Former President George W. Bush said immigration should be “dear to all religious people” and immigrants should be viewed with a “loving eye” during a conversation Thursday with Southern Baptist ethicist Russell Moore and American Enterprise Institute's Yuval Levin.
“It depends on where you start your philosophy from,” the 74-year-old Bush, who served as the 43rd president of the United States from 2001 to 2009, said.
“I start mine from ‘all lives are precious, and we’re all God’s children.’ … If that’s how you view immigration, then you don’t view them with a hostile eye. You view them with a loving eye. And a loving eye doesn't mean tearing down a border wall. [It] means treating people with respect.”
The George W. Bush Institute, National Immigration Forum and the Ethics & Religious Liberty Commission of the Southern Baptist Convention hosted the panel discussion titled “Immigrants and the American Future.”
During the conversation, Bush promoted his newest book released last month,Out of Many, One: Portraits of America’s Immigrants, a collection of 43 portraits Bush painted of American immigrants and their stories.
“Once an issue becomes politically hot, it’s very difficult to paint a positive picture that rises above the noise,” Bush shared. “So this book’s an attempt to do that.”
“Can we get something done?” he added, in reference to the need for immigration reform. “I think so. But it’s going to have to be in bite-sized pieces.”
The money earned from book sales is donated to organizations that help immigrants, asylum seekers and refugees resettle.
Ali Noorani, president and CEO of the National Immigration Forum and the son of Pakistani immigrants, began the panel discussion by recounting how Bush handled the post-9/11 tragedy in treating Muslim immigrants with respect.
“Over the course of his tenure as president … [immigrants] have always looked up to President Bush in his leadership,” Noorani said.
Bush-era Secretary of State Condoleezza Rice recently called immigration “America’s secret weapon,” and Bush shared this sentiment through his book by highlighting the contribution American immigrants have brought into the U.S.
“We should not fear the erosion of our culture [through immigration],” Bush stressed. “Immigrants enhance our culture of freedom and freedom of religion and freedom to speak and enthusiasm toward what America represents.”
Born in Israel but grew up mainly in the U.S., Levin is one of the individuals painted in the book. He served on the White House domestic policy staff under Bush, co-founded National Affairs magazine and now serves as the director of Social, Cultural, and Constitutional Studies at the American Enterprise Institute think tank in Washington, D.C.
Levin said that the book shows “it’s people who make America great.”

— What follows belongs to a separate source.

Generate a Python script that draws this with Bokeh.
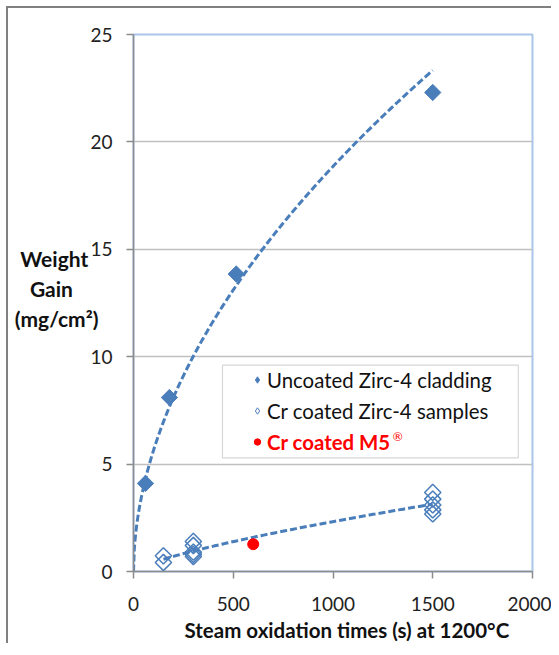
import numpy as np
from bokeh.plotting import figure
from bokeh.models import Range1d, FixedTicker, Legend, LegendItem, BoxAnnotation, Label, Title
from bokeh.embed import file_html
from bokeh.resources import INLINE

# ---- data ----
uncoated_t = [60, 180, 515, 1500]
uncoated_w = [4.1, 8.1, 13.85, 22.3]

cr_t = [150, 150, 300, 300, 300, 300, 300, 1500, 1500, 1500, 1500, 1500]
cr_w = [0.42, 0.73, 0.70, 0.80, 0.90, 1.21, 1.40, 2.68, 2.87, 3.10, 3.37, 3.68]

m5_t = [600]
m5_w = [1.27]

x_ticks = [0, 500, 1000, 1500, 2000]
y_ticks = [0, 5, 10, 15, 20, 25]
grid_ticks = [5, 10, 15, 20]

BLUE = "#4a7ebb"
FONT = "Lato"
NB = "\u00a0"


def power_fit(x, y):
    b, lna = np.polyfit(np.log(np.asarray(x, float)), np.log(np.asarray(y, float)), 1)
    return np.exp(lna), b


# power-law trendlines (as in the spreadsheet chart)
a1, b1 = power_fit(uncoated_t, uncoated_w)
tx1 = np.linspace(0, max(uncoated_t), 400)
ty1 = a1 * tx1 ** b1

a2, b2 = power_fit(cr_t, cr_w)
tx2 = np.linspace(min(cr_t), max(cr_t), 200)
ty2 = a2 * tx2 ** b2

p = figure(
    frame_width=399, frame_height=537,
    x_range=Range1d(0, 2000), y_range=Range1d(0, 25),
    output_backend="svg", toolbar_location=None,
    min_border_left=125, min_border_right=19, min_border_top=26, min_border_bottom=10,
    background_fill_color="white", border_fill_color="white",
)
p.margin = (6, 0, 0, 6)
p.styles = {"border-left": "2px solid #808080", "border-top": "2px solid #808080"}

p.outline_line_color = "#a9c6e8"
p.outline_line_width = 2

for ax, ticks in ((p.xaxis, x_ticks), (p.yaxis, y_ticks)):
    ax.ticker = FixedTicker(ticks=ticks)
    ax.axis_line_color = "#8c8c8c"
    ax.axis_line_width = 1.5
    ax.major_tick_line_color = "#8c8c8c"
    ax.major_tick_line_width = 1.5
    ax.major_tick_out = 7
    ax.major_tick_in = 0
    ax.minor_tick_line_color = None
    ax.major_label_text_font = FONT
    ax.major_label_text_font_size = "19px"
    ax.major_label_text_color = "#222222"
p.yaxis.major_label_standoff = 14
p.xaxis.major_label_standoff = 18

# y-axis title: horizontal, three centred lines
p.yaxis.axis_label = "Weight" + NB * 2 + "\nGain" + NB * 5 + "\n(mg/cm²)\n" + NB
p.yaxis.axis_label_orientation = "horizontal"
p.yaxis.axis_label_standoff = -11
p.yaxis.axis_label_text_font = FONT
p.yaxis.axis_label_text_font_size = "21px"
p.yaxis.axis_label_text_font_style = "bold"
p.yaxis.axis_label_text_color = "#111111"
p.yaxis.axis_label_text_align = "center"

# x-axis title
p.add_layout(Title(text="Steam oxidation times (s) at 1200°C", align="left", offset=51,
                   text_font=FONT, text_font_size="20.5px", text_font_style="bold",
                   text_color="#111111", standoff=4), "below")

p.xgrid.visible = False
p.ygrid.ticker = FixedTicker(ticks=grid_ticks)
p.ygrid.grid_line_color = "#c0c0c0"
p.ygrid.grid_line_width = 1.5

# trendlines
p.line(tx1, ty1, line_color=BLUE, line_width=3, line_dash="7 3")
p.line(tx2, ty2, line_color=BLUE, line_width=3, line_dash="7 3")

# markers
p.scatter(uncoated_t, uncoated_w, marker="square", angle=np.pi / 4, size=11.5,
          fill_color=BLUE, line_color=BLUE)
p.scatter(cr_t, cr_w, marker="square", angle=np.pi / 4, size=11.5,
          fill_alpha=0, line_color=BLUE, line_width=1.5)
r3 = p.scatter(m5_t, m5_w, marker="circle", size=11, fill_color="#ff0000", line_color="#ff0000")

# legend proxies (diamond symbols, no visible point)
k1 = p.scatter([np.nan], [np.nan], marker="diamond", size=13, fill_color=BLUE, line_color=BLUE)
k2 = p.scatter([np.nan], [np.nan], marker="diamond", size=13, fill_color="white",
               line_color=BLUE, line_width=1)

# legend frame
box = BoxAnnotation(left=446, right=1929, top=9.61, bottom=5.29,
                    fill_color="white", fill_alpha=1.0,
                    line_color="#7a7a7a", line_width=1.2)
p.add_layout(box)

common = dict(border_line_alpha=0, background_fill_alpha=0, padding=0, margin=0,
              spacing=6, glyph_width=16, glyph_height=25, label_height=25,
              label_standoff=2, label_text_font=FONT, label_text_font_size="20.4px")

leg1 = Legend(items=[LegendItem(label="Uncoated Zirc-4 cladding", renderers=[k1]),
                     LegendItem(label="Cr coated Zirc-4 samples", renderers=[k2])],
              location=(116, 148), label_text_color="#111111", **common)
leg2 = Legend(items=[LegendItem(label="Cr coated M5", renderers=[r3])],
              location=(116, 117), label_text_color="#ff0000",
              label_text_font_style="bold", **common)
p.add_layout(leg1)
p.add_layout(leg2)

p.add_layout(Label(x=1325, y=6.27, text="®", text_font=FONT, text_font_size="12px",
                   text_color="#ff0000", text_align="center", text_baseline="middle"))

open("out.html", "w").write(file_html(p, INLINE))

“Every immigrant is a face, is a story, is a human being who contributes something to who we are, and I think this [book] shows that so beautifully,” Levin said.
Levin said the book looks at immigration in a “human way” and as more than an “abstract set of policy problems but real human lives and people are trying to improve their lives and also our country.”

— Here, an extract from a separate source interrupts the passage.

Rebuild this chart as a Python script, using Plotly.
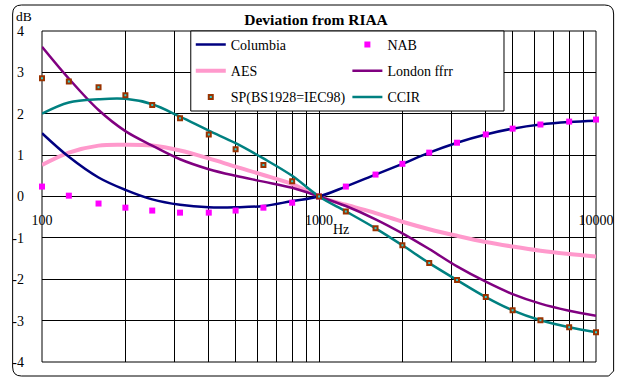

The panelists discussed the southern border, which has seen an increase in crossings in recent months amid the changing policies of a new administration.

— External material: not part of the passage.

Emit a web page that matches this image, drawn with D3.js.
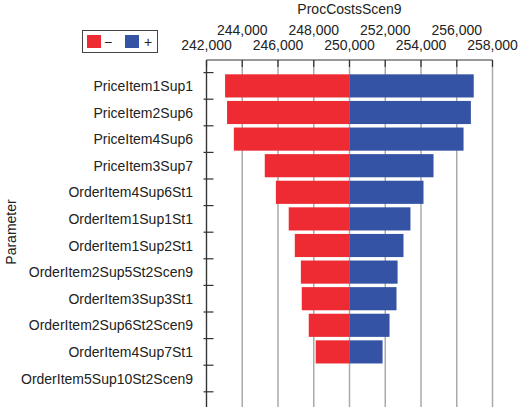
<!DOCTYPE html>
<html>
<head>
<meta charset="UTF-8">
<script src="https://d3js.org/d3.v7.min.js"></script>
<style>
  body { margin: 0; background: #fff; font-family: "Liberation Sans", Arial, sans-serif; }
</style>
</head>
<body>
<svg id="chart" width="520" height="407"></svg>
<script>
const params = ["PriceItem1Sup1", "PriceItem2Sup6", "PriceItem4Sup6", "PriceItem3Sup7",
  "OrderItem4Sup6St1", "OrderItem1Sup1St1", "OrderItem1Sup2St1", "OrderItem2Sup5St2Scen9",
  "OrderItem3Sup3St1", "OrderItem2Sup6St2Scen9", "OrderItem4Sup7St1", "OrderItem5Sup10St2Scen9"];
const lowValues = [243040, 243150, 243530, 245260, 245880, 246600, 246940, 247280, 247330, 247720, 248110, 250000];
const highValues = [256950, 256790, 256380, 254700, 254140, 253410, 253020, 252690, 252630, 252240, 251850, 250000];
const baseValue = 250000;
const tickValues = [242000, 244000, 246000, 248000, 250000, 252000, 254000, 256000, 258000];

const svg = d3.select("#chart");
const x = d3.scaleLinear().domain([242000, 258000]).range([206.5, 492.5]);
const y = d3.scaleBand().domain(params).range([72.6, 391.8]).paddingInner(0.13).paddingOuter(0.065);
const bottom = 410, axisY = 60;
const fmt = d3.format(",");

// grid lines
svg.selectAll("line.grid").data(tickValues).enter().append("line")
  .attr("x1", d => x(d)).attr("x2", d => x(d))
  .attr("y1", axisY).attr("y2", bottom)
  .attr("stroke", "#aaa").attr("stroke-width", 1.5);

// bars
const rows = params.map((p, i) => ({ p, lo: lowValues[i], hi: highValues[i] }));
svg.selectAll("rect.lo").data(rows).enter().append("rect")
  .attr("x", d => x(d.lo)).attr("width", d => x(baseValue) - x(d.lo))
  .attr("y", d => y(d.p)).attr("height", y.bandwidth())
  .attr("fill", "#ee2a33");
svg.selectAll("rect.hi").data(rows).enter().append("rect")
  .attr("x", x(baseValue)).attr("width", d => x(d.hi) - x(baseValue))
  .attr("y", d => y(d.p)).attr("height", y.bandwidth())
  .attr("fill", "#3553a4");

// top axis
svg.append("line").attr("x1", x(242000)).attr("x2", x(258000))
  .attr("y1", axisY).attr("y2", axisY).attr("stroke", "#333").attr("stroke-width", 1.2);
svg.selectAll("line.xt").data(tickValues).enter().append("line")
  .attr("x1", d => x(d)).attr("x2", d => x(d))
  .attr("y1", axisY).attr("y2", axisY + 7).attr("stroke", "#333").attr("stroke-width", 1.2);
svg.selectAll("text.xt").data(tickValues).enter().append("text")
  .attr("x", d => x(d)).attr("y", (d, i) => i % 2 ? 35 : 50)
  .attr("text-anchor", "middle").attr("font-size", 14).attr("fill", "#222")
  .text(d => fmt(d));
svg.append("text").attr("x", x(250000)).attr("y", 14).attr("text-anchor", "middle")
  .attr("font-size", 14).attr("fill", "#222").text("ProcCostsScen9");

// left axis
svg.append("line").attr("x1", x(242000)).attr("x2", x(242000))
  .attr("y1", axisY).attr("y2", bottom).attr("stroke", "#333").attr("stroke-width", 1.2);
const bounds = params.map(p => y(p) - y.step() * y.paddingInner() / 2).concat([y.range()[1]]);
svg.selectAll("line.yt").data(bounds).enter().append("line")
  .attr("x1", x(242000) - 3).attr("x2", x(242000) + 7)
  .attr("y1", d => d).attr("y2", d => d).attr("stroke", "#333").attr("stroke-width", 1.2);
svg.selectAll("text.yt").data(params).enter().append("text")
  .attr("x", 193).attr("y", d => y(d) + y.bandwidth() / 2 + 5)
  .attr("text-anchor", "end").attr("font-size", 14).attr("fill", "#222").text(d => d);
svg.append("text").attr("transform", "translate(16,232) rotate(-90)")
  .attr("text-anchor", "middle").attr("font-size", 14).attr("fill", "#222").text("Parameter");

// legend
svg.append("rect").attr("x", 82.5).attr("y", 30.5).attr("width", 75).attr("height", 22)
  .attr("fill", "#fff").attr("stroke", "#444");
svg.append("rect").attr("x", 87).attr("y", 35).attr("width", 14).attr("height", 13).attr("fill", "#ee2a33");
svg.append("text").attr("x", 104).attr("y", 47).attr("font-size", 14).attr("fill", "#222").text("−");
svg.append("rect").attr("x", 125).attr("y", 35).attr("width", 14).attr("height", 13).attr("fill", "#3553a4");
svg.append("text").attr("x", 144).attr("y", 47).attr("font-size", 14).attr("fill", "#222").text("+");
</script>
</body>
</html>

Bush said a strong border is necessary though modern immigration reform is also important. He called for more asylum judges and properly functioning asylum systems in the countries of origin.
The conversation shifted to the Uyghur Muslim population, which is facing mass internment and genocide in the Xinjiang province of China.
The former president said the U.S. is obligated to speak up for the Uyghurs and the oppressed, as it has done throughout history.
“When we become an isolationist nation, turning inward, then all of a sudden, the sole voice, the most important voice for saying ‘we hear the cries of the oppressed’ is silenced,” he explained.
“And so first of all, as a country, we’ve got to understand our important role of helping the refugee or helping the imprisoned. We can’t solve every problem, but we ... sure can bring it to the world’s attention, and the Uyghur issue is now front and center. It’s no longer a transactional matter. It’s a matter of deep care.”
Bush compared the U.S’ success and ability to prosper and said, “our franchise [America] is fabulous.”
“We’ve got a winning franchise,” Bush, a former Texas Rangers baseball team owner, said.
“We’ve been battered by historical trends. We’ve had moments of doubt. We’ve had uncertainty. And yet, we’re still the winningest franchise in the world. And one reason why is [that] we self-correct. We recognize our weaknesses and we correct and the reason we are able to correct is because freedom is a corrective philosophy.”
While many have called on Congress for years to pass substantial immigration reform, Bush said it would take incremental work for that to happen.
“We’re a free society and gotta keep it that way, by the way,” he said. “And somebody who comes from a non-free society takes a look at America and says, ‘Wow I can make it.’”
Immigration is near to the former president’s heart. He recounted what he remembers as one of the most profound moments of his presidency when he witnessed two wounded Marines, who were citizens of Mexico, finally become U.S. citizens.
“That’s the beauty of America,” Bush declared.
In an April interview with NBC's "Today," Bush said he wants "border enforcement with a compassionate touch." He is opposed to open borders but wants it to be easier for people to legally enter the country.